西川さん自身も、最初から音楽にたどり着いたわけではないと言います。小学校時代は1年生から絵を習っていた西川さん。中学校に入学したときに迷わず入部届を提出したのは美術部でした。中学の入学式のその日に入部届を出し、校門を出ようとしたその時。音楽との出会いがありました。

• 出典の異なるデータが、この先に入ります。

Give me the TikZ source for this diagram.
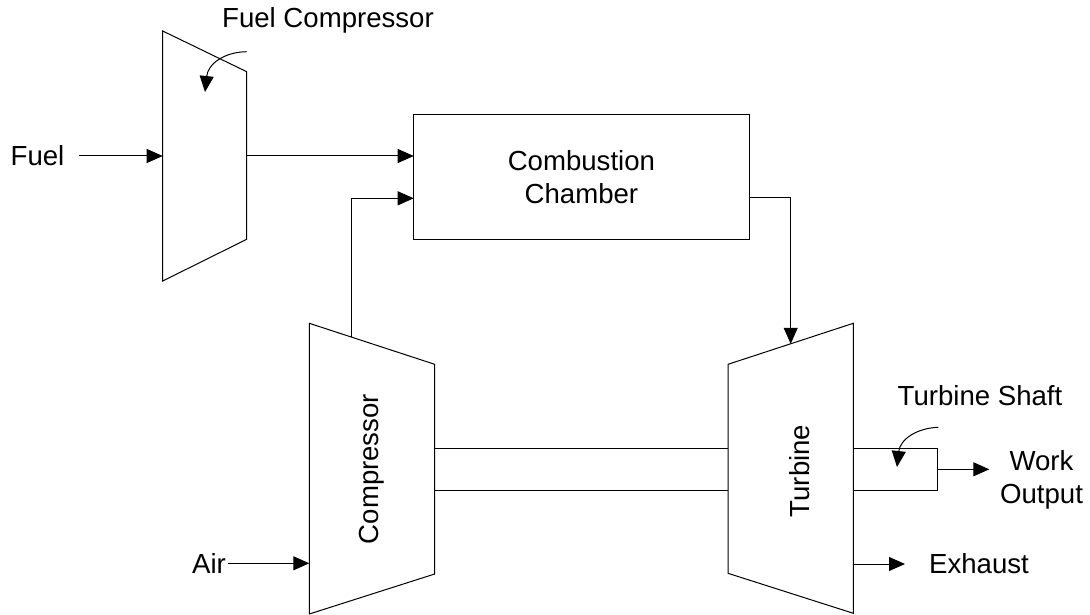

「入部届を提出して、校門を出ようとしたちょうどそのとき、ブラスバンド部が演奏をしながら校門を通り過ぎたんです。奏でていたのは、大好きだった『幻魔大戦 光の天使』。心臓が止まるくらいの感動で、びびびっと電気が走った。隣にいた友達に、『すごいね』と伝えると、『ごうちゃんもブラスバンド入ればいいやん』って言われたんです。でも、美術部に入部届も出してるし、と言ったら、『撤回してやればええやん』とその友達に一押しされて、ブラスバンドに入った。そこから、チューバに手を出し、ピアノに出会い、今の僕があるんです」

「手がない?観ているだけじゃなくて、やってみればいい」

そんな話をしていたそのとき。部屋に小学校2年生の児童が入ってきました。担任の先生と一緒に入ってきたその子は、西川さん同様、手にハンディキャップを持っています。西川さんは、その子にこう聞きました。

「好きなことはなに?」

小さな声で「サッカー」と答えた彼女に、「ちょっと待ってね」と言って西川さんは一つの動画を観せました。それは、ハンディを持った選手がスポーツの大舞台で活躍する姿を追った海外の動画でした。「1つしか手がなくても、観客としてスポーツを観るのはやめて、やってみればいい。ものすごい高いレベルにまでいけるはずだよ、そんなことを言っている動画だよ」と優しく語りかけます。

「手のことを笑う人がいる?そんなの、一緒になって笑い飛ばせばええねん」そう言われて、小さな、でも確かな声で「はい」と答える彼女。5分程度だったでしょうか。彼女は、その小さな瞳で西川さんをまっすぐに見つめ、その小さな耳で西川さんの一言一句を聞き逃すまいと終始真剣に聞き入っていました。

幸せをつくる人になろう

新渡戸文化小学校のビジョンは「幸せをつくる人になろう」です。自分自身が幸せになり、その幸せをもって人を幸せにできる人になろう、そんな学びを子どもとともに作り上げていくことを目標としています。

まさに西川さん自身が「幸せをつくる人」を体現していましたし、そしてまた、校長先生も、子どもたちに「諦めないこと」「夢を持つこと」以上に、自分が幸せになることで人を幸せにできることを西川さんを通じて伝えたかったのだと感じました。

西川さんと彼女を見ながら思いました。私たち大人は、子どもたちに対して「夢を持て」とか「諦めてはいけない」と言う前にまず、好きなことを見つける「子どもの旅」を支えることが大切なんだろうな、と。

彼女が部屋を出て行く前、最後に、自分の手の形にフィットするように改造した縄跳びをその場で披露してくれました。「縄跳びを跳べるようになりたい」そう思えた彼女の気持ちこそが、大切にすべきことなのだな、と彼女の華麗な二重跳びを見ながら、思ったのでした。そしてまた、この瞬間がこれからの彼女を、きっと強く支えてくれるはずと確信しました。